* _EXERCISE DIRECTIONS_:
Write out each line of the material again, word for word.
** Begin **
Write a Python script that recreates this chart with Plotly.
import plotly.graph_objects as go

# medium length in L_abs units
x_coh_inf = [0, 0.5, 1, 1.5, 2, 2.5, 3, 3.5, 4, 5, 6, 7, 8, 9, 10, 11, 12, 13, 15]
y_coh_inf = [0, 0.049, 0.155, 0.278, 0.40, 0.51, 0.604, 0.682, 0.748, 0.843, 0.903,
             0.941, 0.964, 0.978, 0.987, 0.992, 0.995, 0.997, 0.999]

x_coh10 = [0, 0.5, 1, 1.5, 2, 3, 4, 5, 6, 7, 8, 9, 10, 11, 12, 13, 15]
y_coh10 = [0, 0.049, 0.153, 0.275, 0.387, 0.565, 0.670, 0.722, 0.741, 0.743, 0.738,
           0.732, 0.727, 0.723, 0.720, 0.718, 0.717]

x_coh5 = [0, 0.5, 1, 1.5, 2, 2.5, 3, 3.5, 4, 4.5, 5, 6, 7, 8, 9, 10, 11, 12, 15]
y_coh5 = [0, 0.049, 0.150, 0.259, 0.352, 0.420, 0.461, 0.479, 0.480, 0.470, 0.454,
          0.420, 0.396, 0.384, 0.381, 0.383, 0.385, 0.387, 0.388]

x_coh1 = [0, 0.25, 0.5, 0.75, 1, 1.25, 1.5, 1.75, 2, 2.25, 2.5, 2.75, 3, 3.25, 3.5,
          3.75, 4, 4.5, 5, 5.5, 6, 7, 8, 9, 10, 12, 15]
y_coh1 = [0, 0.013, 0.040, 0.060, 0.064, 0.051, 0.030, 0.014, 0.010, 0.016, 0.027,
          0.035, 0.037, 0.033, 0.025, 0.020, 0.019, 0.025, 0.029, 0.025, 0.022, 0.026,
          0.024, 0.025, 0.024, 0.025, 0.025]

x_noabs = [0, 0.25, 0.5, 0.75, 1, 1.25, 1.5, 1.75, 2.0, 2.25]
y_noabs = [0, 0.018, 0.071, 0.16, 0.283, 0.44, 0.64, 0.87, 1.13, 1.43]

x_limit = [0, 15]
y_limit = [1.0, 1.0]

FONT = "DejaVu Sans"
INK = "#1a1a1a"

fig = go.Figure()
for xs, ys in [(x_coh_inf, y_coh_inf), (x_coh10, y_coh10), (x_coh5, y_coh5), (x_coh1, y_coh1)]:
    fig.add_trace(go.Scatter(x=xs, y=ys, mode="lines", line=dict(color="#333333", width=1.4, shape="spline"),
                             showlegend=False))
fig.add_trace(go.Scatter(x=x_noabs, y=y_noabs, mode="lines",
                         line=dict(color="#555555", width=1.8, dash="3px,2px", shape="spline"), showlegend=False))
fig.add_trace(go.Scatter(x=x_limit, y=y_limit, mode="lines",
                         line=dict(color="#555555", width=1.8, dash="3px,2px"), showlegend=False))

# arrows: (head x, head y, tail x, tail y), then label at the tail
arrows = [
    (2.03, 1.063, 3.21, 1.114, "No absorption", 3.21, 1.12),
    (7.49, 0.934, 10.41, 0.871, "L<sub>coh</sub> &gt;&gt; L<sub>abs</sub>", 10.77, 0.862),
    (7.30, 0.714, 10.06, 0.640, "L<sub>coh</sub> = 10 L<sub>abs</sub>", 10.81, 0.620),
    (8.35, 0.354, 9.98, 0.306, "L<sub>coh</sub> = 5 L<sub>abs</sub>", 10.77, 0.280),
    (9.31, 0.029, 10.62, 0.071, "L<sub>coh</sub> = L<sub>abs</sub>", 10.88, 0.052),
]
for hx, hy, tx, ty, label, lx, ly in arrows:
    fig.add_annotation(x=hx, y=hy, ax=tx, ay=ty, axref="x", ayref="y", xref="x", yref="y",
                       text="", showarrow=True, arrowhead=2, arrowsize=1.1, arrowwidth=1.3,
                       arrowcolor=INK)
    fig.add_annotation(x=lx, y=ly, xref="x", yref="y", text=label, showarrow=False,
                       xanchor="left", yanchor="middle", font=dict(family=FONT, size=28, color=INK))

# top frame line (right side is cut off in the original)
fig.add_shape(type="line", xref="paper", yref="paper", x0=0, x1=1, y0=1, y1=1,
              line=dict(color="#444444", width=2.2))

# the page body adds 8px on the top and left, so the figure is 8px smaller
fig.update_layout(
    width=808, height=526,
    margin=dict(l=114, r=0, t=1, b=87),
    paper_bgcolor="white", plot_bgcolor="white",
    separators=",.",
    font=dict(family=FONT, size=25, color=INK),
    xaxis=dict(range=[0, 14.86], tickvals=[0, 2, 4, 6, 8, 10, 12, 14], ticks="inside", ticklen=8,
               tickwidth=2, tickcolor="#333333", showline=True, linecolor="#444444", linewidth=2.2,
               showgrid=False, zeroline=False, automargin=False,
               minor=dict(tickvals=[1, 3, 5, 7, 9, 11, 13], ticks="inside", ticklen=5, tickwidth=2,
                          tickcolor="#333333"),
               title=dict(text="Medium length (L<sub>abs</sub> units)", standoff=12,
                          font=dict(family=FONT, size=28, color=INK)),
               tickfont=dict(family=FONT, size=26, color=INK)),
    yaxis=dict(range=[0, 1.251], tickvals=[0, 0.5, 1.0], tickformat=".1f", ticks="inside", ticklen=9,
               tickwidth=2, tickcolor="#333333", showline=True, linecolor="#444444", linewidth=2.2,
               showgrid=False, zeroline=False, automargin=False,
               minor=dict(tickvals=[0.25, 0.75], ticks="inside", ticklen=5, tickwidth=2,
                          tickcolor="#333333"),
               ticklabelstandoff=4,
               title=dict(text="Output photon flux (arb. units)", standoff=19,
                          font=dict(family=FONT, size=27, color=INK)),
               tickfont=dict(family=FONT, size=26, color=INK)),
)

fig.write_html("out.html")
** End **
* _EXERCISE RESULT_:
Write a Python script that recreates this chart with Plotly.
import plotly.graph_objects as go

# medium length in L_abs units
x_coh_inf = [0, 0.5, 1, 1.5, 2, 2.5, 3, 3.5, 4, 5, 6, 7, 8, 9, 10, 11, 12, 13, 15]
y_coh_inf = [0, 0.049, 0.155, 0.278, 0.40, 0.51, 0.604, 0.682, 0.748, 0.843, 0.903,
             0.941, 0.964, 0.978, 0.987, 0.992, 0.995, 0.997, 0.999]

x_coh10 = [0, 0.5, 1, 1.5, 2, 3, 4, 5, 6, 7, 8, 9, 10, 11, 12, 13, 15]
y_coh10 = [0, 0.049, 0.153, 0.275, 0.387, 0.565, 0.670, 0.722, 0.741, 0.743, 0.738,
           0.732, 0.727, 0.723, 0.720, 0.718, 0.717]

x_coh5 = [0, 0.5, 1, 1.5, 2, 2.5, 3, 3.5, 4, 4.5, 5, 6, 7, 8, 9, 10, 11, 12, 15]
y_coh5 = [0, 0.049, 0.150, 0.259, 0.352, 0.420, 0.461, 0.479, 0.480, 0.470, 0.454,
          0.420, 0.396, 0.384, 0.381, 0.383, 0.385, 0.387, 0.388]

x_coh1 = [0, 0.25, 0.5, 0.75, 1, 1.25, 1.5, 1.75, 2, 2.25, 2.5, 2.75, 3, 3.25, 3.5,
          3.75, 4, 4.5, 5, 5.5, 6, 7, 8, 9, 10, 12, 15]
y_coh1 = [0, 0.013, 0.040, 0.060, 0.064, 0.051, 0.030, 0.014, 0.010, 0.016, 0.027,
          0.035, 0.037, 0.033, 0.025, 0.020, 0.019, 0.025, 0.029, 0.025, 0.022, 0.026,
          0.024, 0.025, 0.024, 0.025, 0.025]

x_noabs = [0, 0.25, 0.5, 0.75, 1, 1.25, 1.5, 1.75, 2.0, 2.25]
y_noabs = [0, 0.018, 0.071, 0.16, 0.283, 0.44, 0.64, 0.87, 1.13, 1.43]

x_limit = [0, 15]
y_limit = [1.0, 1.0]

FONT = "DejaVu Sans"
INK = "#1a1a1a"

fig = go.Figure()
for xs, ys in [(x_coh_inf, y_coh_inf), (x_coh10, y_coh10), (x_coh5, y_coh5), (x_coh1, y_coh1)]:
    fig.add_trace(go.Scatter(x=xs, y=ys, mode="lines", line=dict(color="#333333", width=1.4, shape="spline"),
                             showlegend=False))
fig.add_trace(go.Scatter(x=x_noabs, y=y_noabs, mode="lines",
                         line=dict(color="#555555", width=1.8, dash="3px,2px", shape="spline"), showlegend=False))
fig.add_trace(go.Scatter(x=x_limit, y=y_limit, mode="lines",
                         line=dict(color="#555555", width=1.8, dash="3px,2px"), showlegend=False))

# arrows: (head x, head y, tail x, tail y), then label at the tail
arrows = [
    (2.03, 1.063, 3.21, 1.114, "No absorption", 3.21, 1.12),
    (7.49, 0.934, 10.41, 0.871, "L<sub>coh</sub> &gt;&gt; L<sub>abs</sub>", 10.77, 0.862),
    (7.30, 0.714, 10.06, 0.640, "L<sub>coh</sub> = 10 L<sub>abs</sub>", 10.81, 0.620),
    (8.35, 0.354, 9.98, 0.306, "L<sub>coh</sub> = 5 L<sub>abs</sub>", 10.77, 0.280),
    (9.31, 0.029, 10.62, 0.071, "L<sub>coh</sub> = L<sub>abs</sub>", 10.88, 0.052),
]
for hx, hy, tx, ty, label, lx, ly in arrows:
    fig.add_annotation(x=hx, y=hy, ax=tx, ay=ty, axref="x", ayref="y", xref="x", yref="y",
                       text="", showarrow=True, arrowhead=2, arrowsize=1.1, arrowwidth=1.3,
                       arrowcolor=INK)
    fig.add_annotation(x=lx, y=ly, xref="x", yref="y", text=label, showarrow=False,
                       xanchor="left", yanchor="middle", font=dict(family=FONT, size=28, color=INK))

# top frame line (right side is cut off in the original)
fig.add_shape(type="line", xref="paper", yref="paper", x0=0, x1=1, y0=1, y1=1,
              line=dict(color="#444444", width=2.2))

# the page body adds 8px on the top and left, so the figure is 8px smaller
fig.update_layout(
    width=808, height=526,
    margin=dict(l=114, r=0, t=1, b=87),
    paper_bgcolor="white", plot_bgcolor="white",
    separators=",.",
    font=dict(family=FONT, size=25, color=INK),
    xaxis=dict(range=[0, 14.86], tickvals=[0, 2, 4, 6, 8, 10, 12, 14], ticks="inside", ticklen=8,
               tickwidth=2, tickcolor="#333333", showline=True, linecolor="#444444", linewidth=2.2,
               showgrid=False, zeroline=False, automargin=False,
               minor=dict(tickvals=[1, 3, 5, 7, 9, 11, 13], ticks="inside", ticklen=5, tickwidth=2,
                          tickcolor="#333333"),
               title=dict(text="Medium length (L<sub>abs</sub> units)", standoff=12,
                          font=dict(family=FONT, size=28, color=INK)),
               tickfont=dict(family=FONT, size=26, color=INK)),
    yaxis=dict(range=[0, 1.251], tickvals=[0, 0.5, 1.0], tickformat=".1f", ticks="inside", ticklen=9,
               tickwidth=2, tickcolor="#333333", showline=True, linecolor="#444444", linewidth=2.2,
               showgrid=False, zeroline=False, automargin=False,
               minor=dict(tickvals=[0.25, 0.75], ticks="inside", ticklen=5, tickwidth=2,
                          tickcolor="#333333"),
               ticklabelstandoff=4,
               title=dict(text="Output photon flux (arb. units)", standoff=19,
                          font=dict(family=FONT, size=27, color=INK)),
               tickfont=dict(family=FONT, size=26, color=INK)),
)

fig.write_html("out.html")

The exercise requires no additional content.